» **THE EXERCISE**
From the listing below, copy every line with the word "this".

» **RECORDS PROVIDED**
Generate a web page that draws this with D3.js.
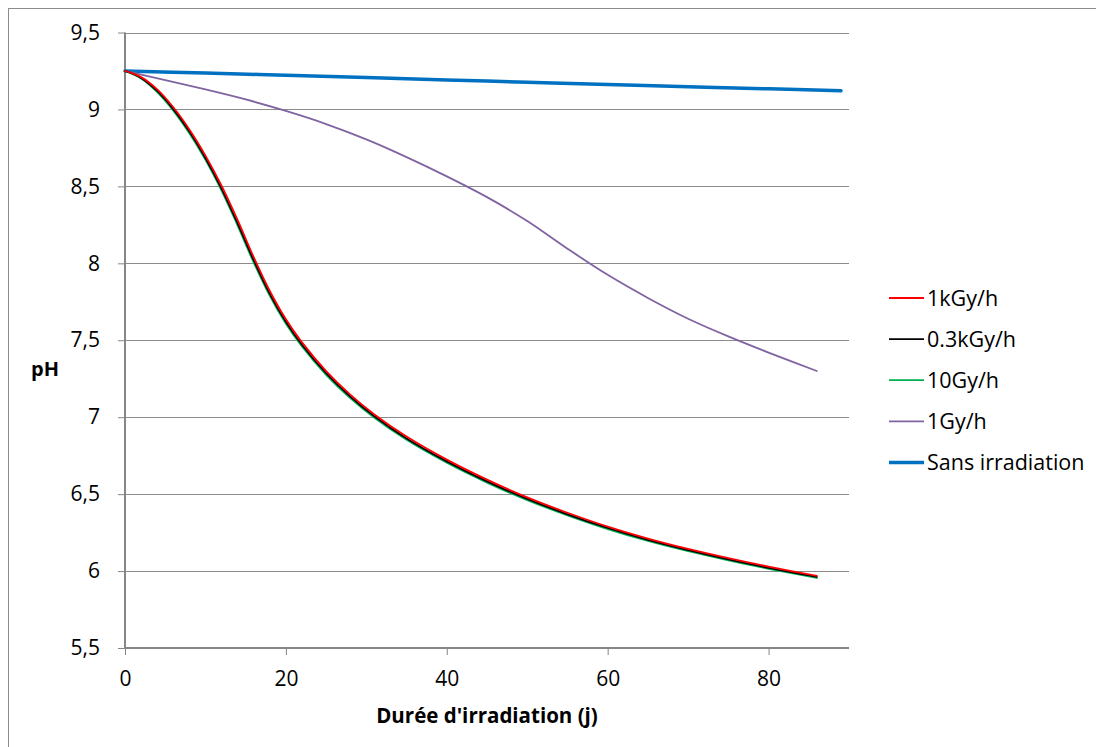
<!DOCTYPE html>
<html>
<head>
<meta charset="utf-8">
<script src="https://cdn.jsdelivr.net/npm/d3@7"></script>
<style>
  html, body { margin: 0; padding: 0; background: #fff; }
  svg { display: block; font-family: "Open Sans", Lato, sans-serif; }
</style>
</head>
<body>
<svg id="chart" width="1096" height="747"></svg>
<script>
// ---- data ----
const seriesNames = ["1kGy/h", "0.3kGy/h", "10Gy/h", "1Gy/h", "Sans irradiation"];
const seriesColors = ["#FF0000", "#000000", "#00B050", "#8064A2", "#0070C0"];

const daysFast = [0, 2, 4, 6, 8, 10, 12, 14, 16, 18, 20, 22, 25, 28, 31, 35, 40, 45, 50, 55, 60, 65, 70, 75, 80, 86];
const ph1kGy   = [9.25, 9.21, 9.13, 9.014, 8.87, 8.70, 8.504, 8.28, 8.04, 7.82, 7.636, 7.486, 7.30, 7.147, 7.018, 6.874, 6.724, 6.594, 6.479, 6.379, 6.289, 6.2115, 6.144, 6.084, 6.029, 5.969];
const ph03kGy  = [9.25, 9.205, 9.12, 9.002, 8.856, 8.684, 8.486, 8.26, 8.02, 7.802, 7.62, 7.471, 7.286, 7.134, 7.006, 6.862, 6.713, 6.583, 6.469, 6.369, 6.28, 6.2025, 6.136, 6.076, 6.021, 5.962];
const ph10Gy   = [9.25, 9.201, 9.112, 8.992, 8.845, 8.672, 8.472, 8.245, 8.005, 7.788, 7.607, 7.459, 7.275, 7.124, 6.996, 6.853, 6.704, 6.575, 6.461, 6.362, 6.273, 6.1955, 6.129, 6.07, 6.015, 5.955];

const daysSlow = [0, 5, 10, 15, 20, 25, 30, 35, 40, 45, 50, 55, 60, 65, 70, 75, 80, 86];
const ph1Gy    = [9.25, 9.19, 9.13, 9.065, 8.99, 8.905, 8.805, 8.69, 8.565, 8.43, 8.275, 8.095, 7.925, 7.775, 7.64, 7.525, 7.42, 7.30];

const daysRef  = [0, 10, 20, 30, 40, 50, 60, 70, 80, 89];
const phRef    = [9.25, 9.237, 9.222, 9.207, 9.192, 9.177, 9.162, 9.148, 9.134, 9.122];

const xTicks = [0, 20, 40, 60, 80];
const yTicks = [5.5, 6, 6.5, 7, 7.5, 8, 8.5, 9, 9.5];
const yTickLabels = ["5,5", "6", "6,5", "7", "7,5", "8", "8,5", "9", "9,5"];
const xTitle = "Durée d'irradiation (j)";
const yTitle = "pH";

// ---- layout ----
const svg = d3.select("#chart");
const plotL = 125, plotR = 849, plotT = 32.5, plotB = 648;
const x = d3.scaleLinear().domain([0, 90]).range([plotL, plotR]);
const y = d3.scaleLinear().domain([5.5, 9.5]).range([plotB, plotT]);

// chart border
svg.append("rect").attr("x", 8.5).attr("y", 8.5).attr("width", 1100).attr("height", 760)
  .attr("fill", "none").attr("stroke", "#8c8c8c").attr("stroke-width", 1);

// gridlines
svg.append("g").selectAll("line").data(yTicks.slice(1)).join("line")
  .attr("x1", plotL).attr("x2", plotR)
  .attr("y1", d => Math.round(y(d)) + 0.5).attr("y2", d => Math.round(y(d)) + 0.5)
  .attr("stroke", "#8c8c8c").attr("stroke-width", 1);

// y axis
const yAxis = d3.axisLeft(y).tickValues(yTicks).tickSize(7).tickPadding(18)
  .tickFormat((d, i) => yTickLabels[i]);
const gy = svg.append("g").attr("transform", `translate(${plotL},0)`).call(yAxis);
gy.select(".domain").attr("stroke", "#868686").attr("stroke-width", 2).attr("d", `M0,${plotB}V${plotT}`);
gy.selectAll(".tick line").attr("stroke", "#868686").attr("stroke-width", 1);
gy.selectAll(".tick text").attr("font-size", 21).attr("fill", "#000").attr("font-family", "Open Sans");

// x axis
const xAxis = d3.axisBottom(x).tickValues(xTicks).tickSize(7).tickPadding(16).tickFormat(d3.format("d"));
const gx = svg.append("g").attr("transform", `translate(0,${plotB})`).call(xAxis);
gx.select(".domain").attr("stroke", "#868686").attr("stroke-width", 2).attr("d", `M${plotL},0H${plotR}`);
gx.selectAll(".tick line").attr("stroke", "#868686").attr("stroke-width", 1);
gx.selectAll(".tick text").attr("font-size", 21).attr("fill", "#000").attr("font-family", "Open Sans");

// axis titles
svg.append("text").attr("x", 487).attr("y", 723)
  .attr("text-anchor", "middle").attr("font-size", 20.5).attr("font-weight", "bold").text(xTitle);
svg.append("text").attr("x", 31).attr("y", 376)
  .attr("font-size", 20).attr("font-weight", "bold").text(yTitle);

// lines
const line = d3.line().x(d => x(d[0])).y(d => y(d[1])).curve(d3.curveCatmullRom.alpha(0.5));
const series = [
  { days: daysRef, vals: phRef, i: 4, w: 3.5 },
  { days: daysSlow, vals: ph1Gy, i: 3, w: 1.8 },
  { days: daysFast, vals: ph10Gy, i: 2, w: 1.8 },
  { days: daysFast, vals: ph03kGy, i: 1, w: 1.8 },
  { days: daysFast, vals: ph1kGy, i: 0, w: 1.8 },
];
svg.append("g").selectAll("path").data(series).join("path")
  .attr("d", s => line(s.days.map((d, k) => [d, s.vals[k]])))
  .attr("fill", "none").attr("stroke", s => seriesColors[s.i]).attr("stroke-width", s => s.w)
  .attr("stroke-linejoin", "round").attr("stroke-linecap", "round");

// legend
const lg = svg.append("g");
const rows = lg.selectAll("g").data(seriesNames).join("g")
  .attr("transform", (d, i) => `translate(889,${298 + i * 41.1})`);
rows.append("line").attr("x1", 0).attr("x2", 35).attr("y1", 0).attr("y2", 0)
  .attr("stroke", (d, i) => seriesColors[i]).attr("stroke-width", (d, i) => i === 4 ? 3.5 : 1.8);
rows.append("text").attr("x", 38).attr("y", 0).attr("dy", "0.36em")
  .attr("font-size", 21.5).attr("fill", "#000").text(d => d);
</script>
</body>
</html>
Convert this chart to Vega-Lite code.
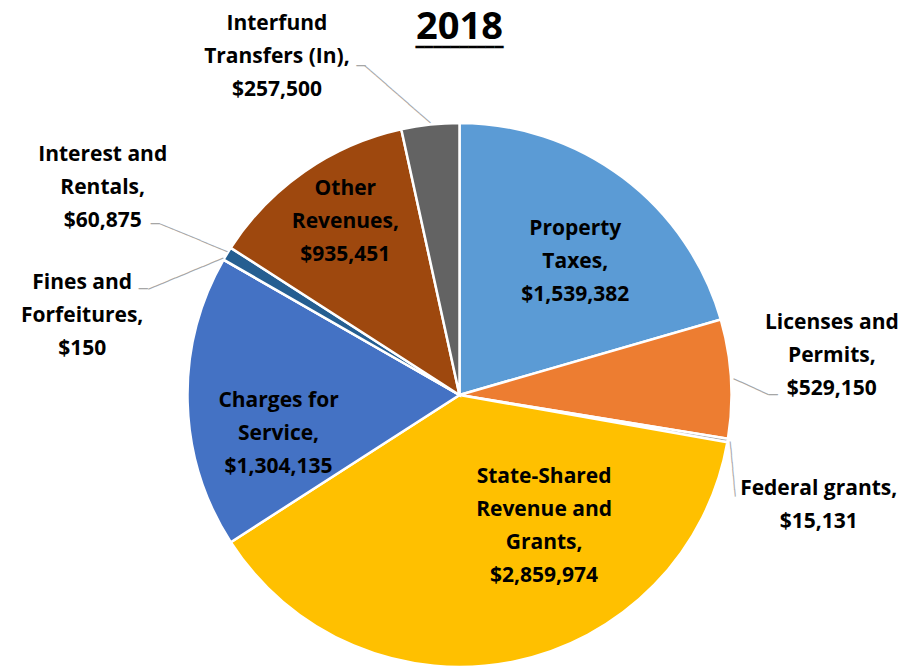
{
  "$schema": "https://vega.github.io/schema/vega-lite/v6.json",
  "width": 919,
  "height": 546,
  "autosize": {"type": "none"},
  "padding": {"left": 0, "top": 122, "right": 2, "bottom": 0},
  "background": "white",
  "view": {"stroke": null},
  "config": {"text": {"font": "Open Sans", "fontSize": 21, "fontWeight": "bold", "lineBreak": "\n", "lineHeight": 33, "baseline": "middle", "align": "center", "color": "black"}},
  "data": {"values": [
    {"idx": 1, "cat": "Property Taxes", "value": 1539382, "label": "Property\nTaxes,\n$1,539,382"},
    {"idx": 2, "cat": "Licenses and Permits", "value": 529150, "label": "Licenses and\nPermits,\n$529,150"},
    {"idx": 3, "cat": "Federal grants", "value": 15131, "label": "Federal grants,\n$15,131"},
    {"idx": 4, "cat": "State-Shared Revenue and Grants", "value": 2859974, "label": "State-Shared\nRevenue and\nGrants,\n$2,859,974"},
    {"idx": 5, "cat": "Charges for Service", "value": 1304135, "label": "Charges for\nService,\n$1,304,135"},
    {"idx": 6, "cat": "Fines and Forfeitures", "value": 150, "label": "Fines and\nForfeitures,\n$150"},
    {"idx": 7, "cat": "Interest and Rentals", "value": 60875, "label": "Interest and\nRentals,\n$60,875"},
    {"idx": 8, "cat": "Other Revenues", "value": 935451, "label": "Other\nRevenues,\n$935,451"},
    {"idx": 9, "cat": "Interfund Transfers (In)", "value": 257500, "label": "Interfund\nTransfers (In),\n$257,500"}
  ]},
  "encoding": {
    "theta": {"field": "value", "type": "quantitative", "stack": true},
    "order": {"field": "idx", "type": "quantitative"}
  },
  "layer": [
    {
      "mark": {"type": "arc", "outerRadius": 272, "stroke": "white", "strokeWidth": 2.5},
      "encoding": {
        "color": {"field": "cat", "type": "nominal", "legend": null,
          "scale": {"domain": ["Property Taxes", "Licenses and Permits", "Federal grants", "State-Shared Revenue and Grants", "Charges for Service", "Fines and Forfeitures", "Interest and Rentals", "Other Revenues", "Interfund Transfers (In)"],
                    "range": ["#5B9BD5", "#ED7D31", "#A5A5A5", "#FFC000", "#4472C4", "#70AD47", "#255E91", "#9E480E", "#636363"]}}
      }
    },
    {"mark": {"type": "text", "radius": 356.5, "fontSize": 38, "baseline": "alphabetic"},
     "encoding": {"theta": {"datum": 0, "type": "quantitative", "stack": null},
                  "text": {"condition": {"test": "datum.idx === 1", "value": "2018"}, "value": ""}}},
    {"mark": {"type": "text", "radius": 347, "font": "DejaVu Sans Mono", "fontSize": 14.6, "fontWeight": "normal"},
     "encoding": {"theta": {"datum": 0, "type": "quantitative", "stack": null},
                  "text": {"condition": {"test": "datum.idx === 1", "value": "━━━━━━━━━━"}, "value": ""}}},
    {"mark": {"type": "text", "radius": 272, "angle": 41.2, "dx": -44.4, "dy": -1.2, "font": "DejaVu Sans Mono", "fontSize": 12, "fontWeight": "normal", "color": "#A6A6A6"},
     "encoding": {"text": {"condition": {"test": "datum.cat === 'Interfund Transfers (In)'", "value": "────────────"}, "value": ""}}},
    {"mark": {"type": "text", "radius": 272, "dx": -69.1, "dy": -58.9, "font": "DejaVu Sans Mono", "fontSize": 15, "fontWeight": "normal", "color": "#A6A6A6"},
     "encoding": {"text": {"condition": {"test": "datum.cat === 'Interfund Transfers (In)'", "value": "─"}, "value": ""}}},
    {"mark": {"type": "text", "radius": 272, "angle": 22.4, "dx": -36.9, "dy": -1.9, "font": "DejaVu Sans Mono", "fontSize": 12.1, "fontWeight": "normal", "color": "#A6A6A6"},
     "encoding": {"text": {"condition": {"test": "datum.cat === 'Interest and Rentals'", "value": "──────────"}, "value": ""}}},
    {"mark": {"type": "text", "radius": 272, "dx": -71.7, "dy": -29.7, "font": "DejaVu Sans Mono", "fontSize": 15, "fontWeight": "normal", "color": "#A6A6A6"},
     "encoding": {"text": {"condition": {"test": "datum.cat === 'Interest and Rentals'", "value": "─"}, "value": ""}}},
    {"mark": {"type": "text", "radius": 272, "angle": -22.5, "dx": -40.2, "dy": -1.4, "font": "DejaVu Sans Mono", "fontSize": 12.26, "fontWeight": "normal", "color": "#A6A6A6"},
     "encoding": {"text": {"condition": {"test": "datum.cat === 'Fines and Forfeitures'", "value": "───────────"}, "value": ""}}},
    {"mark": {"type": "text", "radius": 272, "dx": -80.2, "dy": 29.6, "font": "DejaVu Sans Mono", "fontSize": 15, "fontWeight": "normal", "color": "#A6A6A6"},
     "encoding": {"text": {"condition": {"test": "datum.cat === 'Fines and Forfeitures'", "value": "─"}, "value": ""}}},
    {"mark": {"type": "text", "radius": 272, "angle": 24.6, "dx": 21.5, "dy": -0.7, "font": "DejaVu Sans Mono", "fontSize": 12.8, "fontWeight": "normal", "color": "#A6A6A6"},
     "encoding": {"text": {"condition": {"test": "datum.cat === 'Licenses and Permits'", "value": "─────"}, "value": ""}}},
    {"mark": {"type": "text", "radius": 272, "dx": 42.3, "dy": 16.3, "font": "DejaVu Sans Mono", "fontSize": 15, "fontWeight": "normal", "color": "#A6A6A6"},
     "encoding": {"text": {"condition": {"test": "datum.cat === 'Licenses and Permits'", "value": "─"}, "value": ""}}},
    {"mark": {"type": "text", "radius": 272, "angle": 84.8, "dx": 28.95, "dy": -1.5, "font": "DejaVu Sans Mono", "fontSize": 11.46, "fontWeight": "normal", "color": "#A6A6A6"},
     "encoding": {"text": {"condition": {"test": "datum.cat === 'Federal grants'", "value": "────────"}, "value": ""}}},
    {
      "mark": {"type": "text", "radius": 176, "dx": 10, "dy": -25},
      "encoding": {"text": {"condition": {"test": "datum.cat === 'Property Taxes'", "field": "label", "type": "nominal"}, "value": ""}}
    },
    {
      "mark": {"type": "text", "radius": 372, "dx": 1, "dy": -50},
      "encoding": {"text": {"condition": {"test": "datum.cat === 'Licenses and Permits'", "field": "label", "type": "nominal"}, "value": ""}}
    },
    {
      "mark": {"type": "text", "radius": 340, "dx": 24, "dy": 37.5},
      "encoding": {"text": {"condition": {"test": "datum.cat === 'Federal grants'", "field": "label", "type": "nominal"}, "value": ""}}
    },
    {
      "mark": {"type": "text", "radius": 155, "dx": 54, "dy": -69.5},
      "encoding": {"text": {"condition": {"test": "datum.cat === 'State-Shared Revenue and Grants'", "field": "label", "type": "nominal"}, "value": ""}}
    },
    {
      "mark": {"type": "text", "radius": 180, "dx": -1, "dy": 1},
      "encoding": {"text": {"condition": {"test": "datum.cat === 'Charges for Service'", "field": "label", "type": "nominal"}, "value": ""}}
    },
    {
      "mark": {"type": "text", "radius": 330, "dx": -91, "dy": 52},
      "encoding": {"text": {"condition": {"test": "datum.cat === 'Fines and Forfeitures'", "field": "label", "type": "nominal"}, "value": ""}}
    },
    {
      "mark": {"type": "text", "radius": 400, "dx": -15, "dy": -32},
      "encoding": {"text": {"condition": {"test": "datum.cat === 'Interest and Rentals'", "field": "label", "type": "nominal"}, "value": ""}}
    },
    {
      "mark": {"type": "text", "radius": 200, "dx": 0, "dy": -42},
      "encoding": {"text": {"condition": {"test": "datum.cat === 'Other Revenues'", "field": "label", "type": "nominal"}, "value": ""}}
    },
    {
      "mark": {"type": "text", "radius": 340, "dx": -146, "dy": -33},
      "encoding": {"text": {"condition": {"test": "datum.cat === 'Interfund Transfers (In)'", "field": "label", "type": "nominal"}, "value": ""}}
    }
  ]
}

» **EXERCISE RESULT**
Generate a web page that draws this with D3.js.
Convert this chart to Vega-Lite code.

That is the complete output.